Flora’s father had said, “I think that your mother is so in love with her books about love that she doesn’t love me anymore.”
And her mother had said, “Ha! Your father is so far off in left field that he wouldn’t recognize love if it stood up in his soup and sang.”
Flora had a hard time imagining what love would be doing standing in a bowl of soup and singing, but these were the kind of idiotic words her parents spoke. And they said the words to each other, even though they were pretending that they were talking to Flora.
It was all very annoying.
“What are you doing?” her mother said to Flora. She was sucking on a Pitzer Pop. It made her words sound rocky and sharp-edged. Her mother used to smoke and then she stopped, but she still had to have something in her mouth when she typed, so she consumed a lot of Pitzer Pops. This one was orange flavored. Flora could smell it.
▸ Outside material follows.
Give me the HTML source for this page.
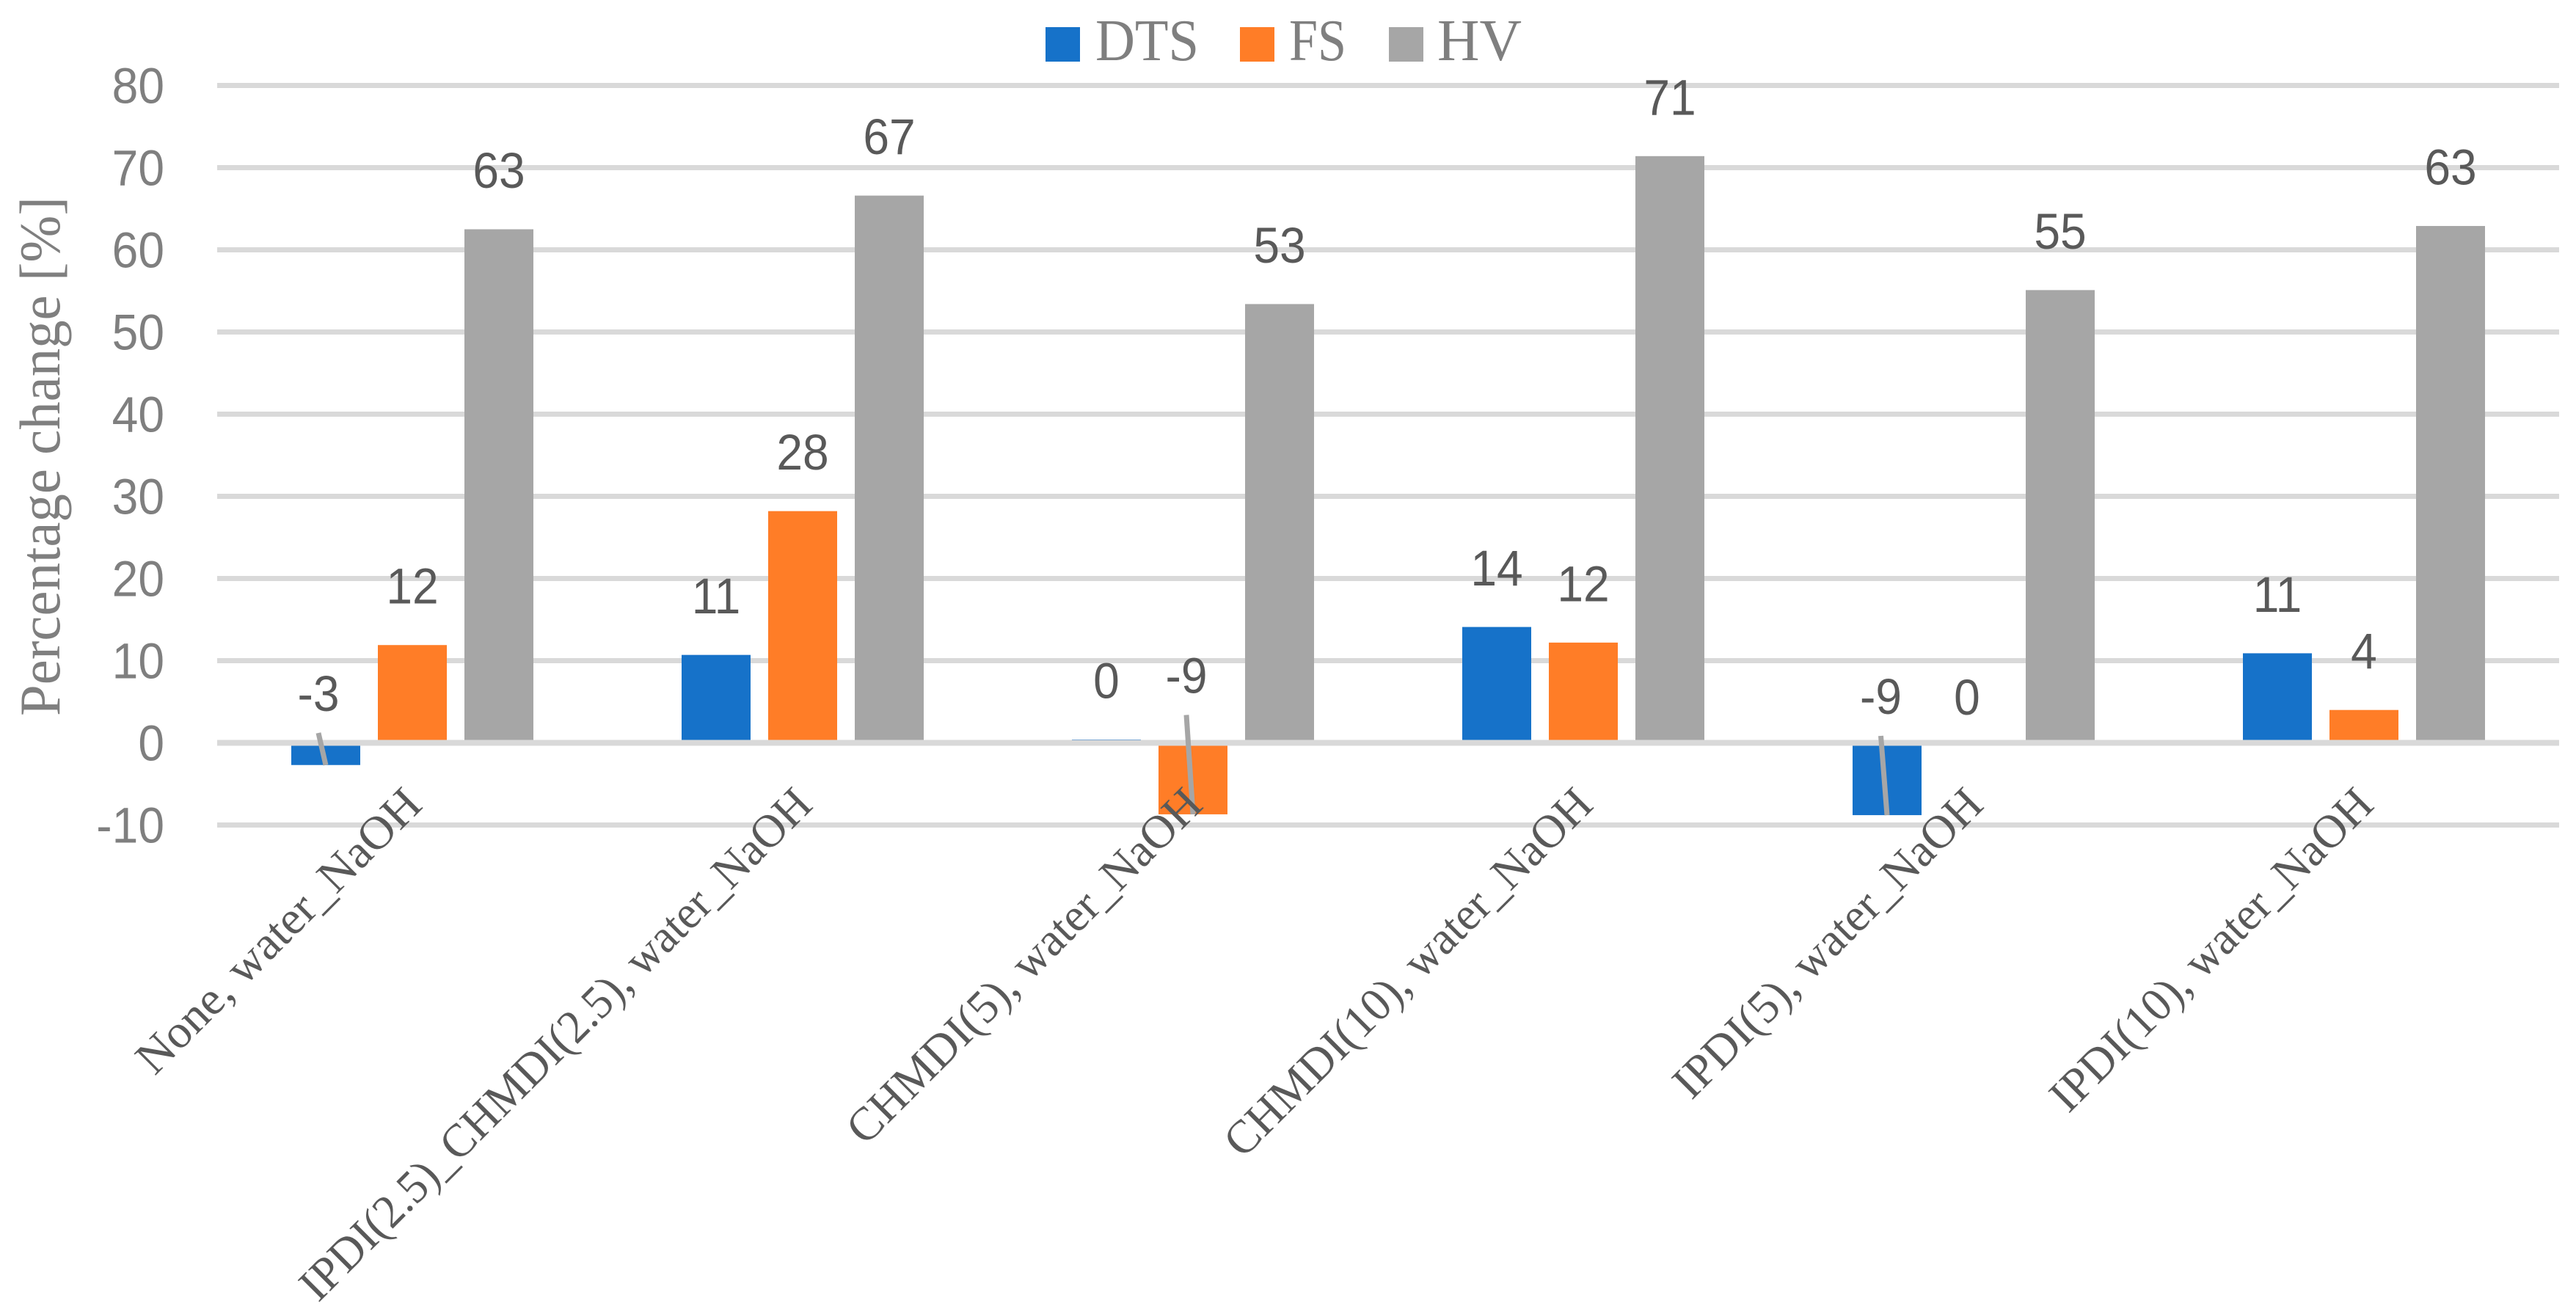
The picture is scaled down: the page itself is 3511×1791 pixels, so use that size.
<!DOCTYPE html>
<html lang="en">
<head>
<meta charset="utf-8">
<title>Percentage change chart</title>
<style>
html,body{margin:0;padding:0;background:#fff;width:3511px;height:1791px;overflow:hidden}
svg{display:block}
.serif{font-family:"Liberation Serif","DejaVu Serif",serif}
.sans{font-family:"Liberation Sans","DejaVu Sans",sans-serif}
</style>
</head>
<body>
<svg id="chart" xmlns="http://www.w3.org/2000/svg" width="3511" height="1791" viewBox="0 0 3511 1791">
  <g>
    <g>
      <rect x="1425" y="37" width="47" height="47" fill="#1672c9"/>
      <text class="serif" x="1493" y="82" font-size="81" fill="#7f7f7f" textLength="141" lengthAdjust="spacingAndGlyphs">DTS</text>
    </g>
    <g>
      <rect x="1690" y="37" width="47" height="47" fill="#ff7d27"/>
      <text class="serif" x="1757" y="82" font-size="81" fill="#7f7f7f" textLength="78" lengthAdjust="spacingAndGlyphs">FS</text>
    </g>
    <g>
      <rect x="1893" y="37" width="47" height="47" fill="#a6a6a6"/>
      <text class="serif" x="1959" y="82" font-size="81" fill="#7f7f7f" textLength="115" lengthAdjust="spacingAndGlyphs">HV</text>
    </g>
  </g>
  <text class="serif" transform="translate(81,976) rotate(-90)" x="0" y="0" font-size="78" fill="#7f7f7f" textLength="708" lengthAdjust="spacingAndGlyphs">Percentage change [%]</text>
</svg>
<script>
const categories = ["None, water_NaOH", "IPDI(2.5)_CHMDI(2.5), water_NaOH", "CHMDI(5), water_NaOH", "CHMDI(10), water_NaOH", "IPDI(5), water_NaOH", "IPDI(10), water_NaOH"];
const seriesNames = ["DTS", "FS", "HV"];
const dtsValues = [-2.7, 10.7, 0.4, 14.1, -8.8, 10.9];
const fsValues = [11.9, 28.2, -8.7, 12.2, 0, 4.0];
const hvValues = [62.5, 66.6, 53.4, 71.4, 55.1, 62.9];
const dtsLabels = ["-3", "11", "0", "14", "-9", "11"];
const fsLabels = ["12", "28", "-9", "12", "0", "4"];
const hvLabels = ["63", "67", "53", "71", "55", "63"];
const yTicks = [-10, 0, 10, 20, 30, 40, 50, 60, 70, 80];

const NS = "http://www.w3.org/2000/svg";
const svg = document.getElementById("chart");
const plotLeft = 296, plotRight = 3488, zeroY = 1012.5, unitPx = 11.2;
const barWidth = 94, barSlot = 118, labelGap = 80.5;
const seriesColors = ["#1672c9", "#ff7d27", "#a6a6a6"];
const seriesValues = [dtsValues, fsValues, hvValues];
const seriesLabels = [dtsLabels, fsLabels, hvLabels];
// per-label horizontal stretch: the substitute serif has different proportions from the original
const categoryStretch = [1.015, 0.968, 0.99, 0.98, 0.99, 0.98];
// hand-moved data labels (series index, category index): offset from the default spot
const movedLabels = {
  "0-0": {dx: -10, dy: 13, leader: true},
  "1-2": {dx: -9, dy: -11.5, leader: true},
  "0-4": {dx: -8.5, dy: 17, leader: true},
  "1-4": {dx: -9, dy: 18, leader: false}
};

function yScale(v) { return zeroY - v * unitPx; }
function groupCenter(i) { return plotLeft + (plotRight - plotLeft) / categories.length * (i + 0.5); }
function barCenter(s, i) { return groupCenter(i) + (s - 1) * barSlot; }
function make(tag, attrs, parent) {
  const el = document.createElementNS(NS, tag);
  for (const k in attrs) el.setAttribute(k, attrs[k]);
  parent.appendChild(el);
  return el;
}

const gridGroup = make("g", {}, svg);


const tickGroup = make("g", {}, svg);



yTicks.forEach(function (t) {
  if (t !== 0) {
    const line = make("rect", {x: plotLeft, y: yScale(t) - 3.5, width: plotRight - plotLeft, height: 7, fill: "#d9d9d9"}, gridGroup);
    
    
  }
  const label = make("text", {"text-anchor": "end", transform: "translate(224," + (yScale(t) + 24) + ") scale(0.93,1)", "font-size": 69, fill: "#7f7f7f", class: "sans"}, tickGroup);
  
  
  label.textContent = String(t);
});

const barGroup = make("g", {}, svg);


seriesValues.forEach(function (vals, s) {
  vals.forEach(function (v, i) {
    const top = yScale(Math.max(v, 0)), bottom = yScale(Math.min(v, 0));
    const bar = make("rect", {x: barCenter(s, i) - barWidth / 2, y: top, width: barWidth, height: bottom - top, fill: seriesColors[s]}, barGroup);
    
    
  });
});

const zeroLine = make("rect", {x: plotLeft, y: zeroY - 4, width: plotRight - plotLeft, height: 8, fill: "#d9d9d9"}, svg);



const labelGroup = make("g", {}, svg);


seriesValues.forEach(function (vals, s) {
  vals.forEach(function (v, i) {
    const moved = movedLabels[s + "-" + i] || {dx: 0, dy: 0, leader: false};
    const cx = barCenter(s, i) + moved.dx;
    const cy = yScale(Math.max(v, 0)) - labelGap + moved.dy;
    if (moved.leader) {
      const leader = make("line", {x1: cx, y1: cy + 54, x2: barCenter(s, i), y2: yScale(v), stroke: "#a6a6a6", "stroke-width": 7}, labelGroup);
      
      
    }
    const txt = make("text", {"text-anchor": "middle", transform: "translate(" + cx + "," + (cy + 24) + ") scale(0.93,1)", "font-size": 69, fill: "#595959", class: "sans"}, labelGroup);
    
    
    txt.textContent = seriesLabels[s][i];
  });
});

const catGroup = make("g", {}, svg);


categories.forEach(function (c, i) {
  const x = groupCenter(i) + 16, y = 1100;
  const txt = make("text", {"text-anchor": "end", transform: "translate(" + x + "," + y + ") rotate(-45) scale(" + categoryStretch[i] + ",1)", "font-size": 64, fill: "#595959", class: "serif"}, catGroup);
  
  
  txt.textContent = c;
});
</script>
</body>
</html>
“Oh, nothing,” said Flora. She glanced at the squirrel in her arms.
“Good,” said her mother. She whacked the carriage return on the typewriter without looking up. She kept typing. “Are you still standing there?” her mother said. She typed some more words. She hit the carriage return again. “I’m on a deadline here. It’s hard to concentrate with you standing over me breathing like that.”
“I could stop breathing,” said Flora.
“Oh, don’t be ridiculous,” said her mother. “Go upstairs and wash your hands. We’re going to eat soon.”
“Okay,” said Flora. She walked past her mother and into the living room, still carrying Ulysses in the crook of her arm. It didn’t seem possible, but it was true. She had smuggled a squirrel into the house. And she had done it right under her mother’s nose. Or behind her back. Or something.
In the living room, at the base of the stairs, the little shepherdess lamp was waiting, a pink-cheeked smirk plastered on her face.